The core shadow (Andrew Loomis calls it the ‘hump’) marks the darkest area where the surface has turned away from the light source but is picking up the least light from elsewhere. It is useful for indicating the corners of the form. If there isn’t enough reflected light on the shadow side to produce a contrast in value, you may not see a core shadow, but you might include one in your picture anyway to help define the form.
Some writers mention the terminator: this is a term for the edge, sometimes merely notional, between the light and dark. The core shadow isn’t the same thing, as it is a dark shadow area of variable size that lies just after the terminator.
Assuming the object is not floating in space, a certain amount of light will bounce back from surrounding surfaces (such as the tabletop) and make the shadow side lighter. This is reflected light.
The object also takes on colour from surrounding surfaces:
In effect the surface itself becomes a light source, but if we allow this light to be too strong, the viewer’s sense of the form could get confused.
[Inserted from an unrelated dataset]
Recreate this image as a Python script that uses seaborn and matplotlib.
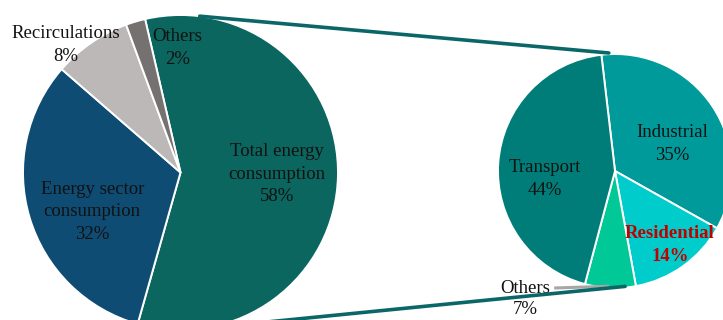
import matplotlib
matplotlib.use("Agg")
import matplotlib.pyplot as plt
from matplotlib.patches import ConnectionPatch
import numpy as np
import seaborn as sns

# Energy balance split (left) and breakdown of total energy consumption (right)
main_labels = ["Total energy\nconsumption", "Energy sector\nconsumption", "Recirculations", "Others"]
main_values = [58, 32, 8, 2]
main_colors = ["#0a665f", "#0f4c74", "#bdb8b8", "#767171"]

sub_labels = ["Industrial", "Residential", "Others", "Transport"]
sub_values = [35, 14, 7, 44]
sub_colors = ["#009a9a", "#00cccc", "#00c896", "#007d78"]

sns.set_theme(style="white")
plt.rcParams["font.family"] = ["Liberation Serif", "DejaVu Serif"]

W, H = 723, 320
fig = plt.figure(figsize=(W / 100, H / 100), dpi=100)
fig.patch.set_facecolor("white")

PAD = 1.05


def pie_axes(cx, cy_top, r):
    """Axes whose unit circle sits at pixel centre (cx, cy_top) with radius r."""
    cy = H - cy_top
    half = r * PAD
    ax = fig.add_axes([(cx - half) / W, (cy - half) / H, 2 * half / W, 2 * half / H])
    return ax


ax1 = pie_axes(180.5, 172.5, 157.5)
ax2 = pie_axes(615, 171, 117)

wedge_kw = dict(edgecolor="white", linewidth=1.4)
w1, _ = ax1.pie(main_values, colors=main_colors, startangle=103, counterclock=False,
                radius=1, wedgeprops=wedge_kw, frame=True)
w2, _ = ax2.pie(sub_values, colors=sub_colors, startangle=96.7, counterclock=False,
                radius=1, wedgeprops=wedge_kw, frame=True)
for w in list(w1) + list(w2):
    w.set_clip_on(False)
for ax in (ax1, ax2):
    ax.set_xlim(-PAD, PAD)
    ax.set_ylim(-PAD, PAD)
    ax.set_aspect("equal")
    ax.axis("off")

fs = 13.5
ls = 1.45
txt = dict(ha="center", va="center", fontsize=fs, color="#111111",
           linespacing=ls, clip_on=False)

# Left pie labels (axes data units, radius = 1)
ax1.text(0.61, -0.01, f"{main_labels[0]}\n{main_values[0]}%", **txt)
ax1.text(-0.56, -0.25, f"{main_labels[1]}\n{main_values[1]}%", **txt)
ax1.text(-0.73, 0.81, f"{main_labels[2]}\n{main_values[2]}%", **txt)
ax1.text(-0.02, 0.79, f"{main_labels[3]}\n{main_values[3]}%", **txt)

# Right pie labels
ax2.text(0.49, 0.23, f"{sub_labels[0]}\n{sub_values[0]}%", **txt)
ax2.text(0.47, -0.63, f"{sub_labels[1]}\n{sub_values[1]}%",
         ha="center", va="center", fontsize=fs, color="#c00000",
         fontweight="bold", linespacing=ls, clip_on=False)
ax2.text(-0.60, -0.07, f"{sub_labels[3]}\n{sub_values[3]}%", **txt)
ax2.text(-0.77, -1.095, f"{sub_labels[2]}\n{sub_values[2]}%",
         ha="center", va="center", fontsize=fs, color="#111111",
         linespacing=1.35, clip_on=False)

# Leader line for the small "Others" slice
ax2.plot([-0.52, -0.05], [-1.0, -0.985], color="#a6a6a6", lw=2.2,
         solid_capstyle="butt", clip_on=False)


def on_circle(deg, r=1.0):
    a = np.deg2rad(deg)
    return (r * np.cos(a), r * np.sin(a))


# Connectors linking the consumption slice to its breakdown
line_kw = dict(color="#0b6767", lw=2.6, zorder=5)
top = ConnectionPatch(xyA=on_circle(83, 1.0), coordsA=ax1.transData,
                      xyB=on_circle(93, 1.01), coordsB=ax2.transData, **line_kw)
bot = ConnectionPatch(xyA=on_circle(-87, 1.0), coordsA=ax1.transData,
                      xyB=on_circle(-85, 0.99), coordsB=ax2.transData, **line_kw)
fig.add_artist(top)
fig.add_artist(bot)

fig.savefig("out.png", dpi=100, facecolor="white")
Best keep it subtle.
The value and local colour of a form shadow will be primarily defined by the object; the value and local colour of a cast shadow by the surface it’s cast upon.
Shadow areas, as well as being darker than lit areas, also tend to have lower contrast and less intense colours.
An example
As an illustration of the practical application of all this, see below how Leonardo has applied some of these aspects of light to his drawing of a girl’s head. If you imagine the head as an egg, which is really just an elongated sphere, it is much easier to grasp.
Leonardo da Vinci: Head of a Girl (detail)
Closing notes
Exactly how an object looks at a given moment depends upon the positions of the light source and of the observer. If several people standing in a circle look at the same object in the same light, each will see something slightly different. Also, the precise disposition of light and shadow depends upon many variables. Most of the things you paint will not be spheres sat upon level tabletops. You will have to observe the intensity of the light, the amount and angle of reflected light, the materials objects are made of, and so on.
I will leave the final word to the outstanding drawing teacher Robert Beverly Hale:
The professional artist is acutely aware of the existence of light and its effect on form. He understands that light can create or destroy form: thus, he must be the creator and destroyer of light. He is instantly aware of light sources that play upon form: their colour, position, size, and intensity. He can change the position of these sources; regulate their colour, size, intensity; quench them; or create new sources.
He decides the number of lights to throw upon the form and knows the danger of throwing more than two. He decides with exactitude on the progression of tones. He is a dedicated hunter of cast shadows; he can spot one at a hundred yards and annihilate or tame it at a glance.
Drawing Lessons from the Great Masters
By all means observe and imitate nature, but you should not be in thrall to what you see. Be ready to edit nature if you think that your forms can be made clearer.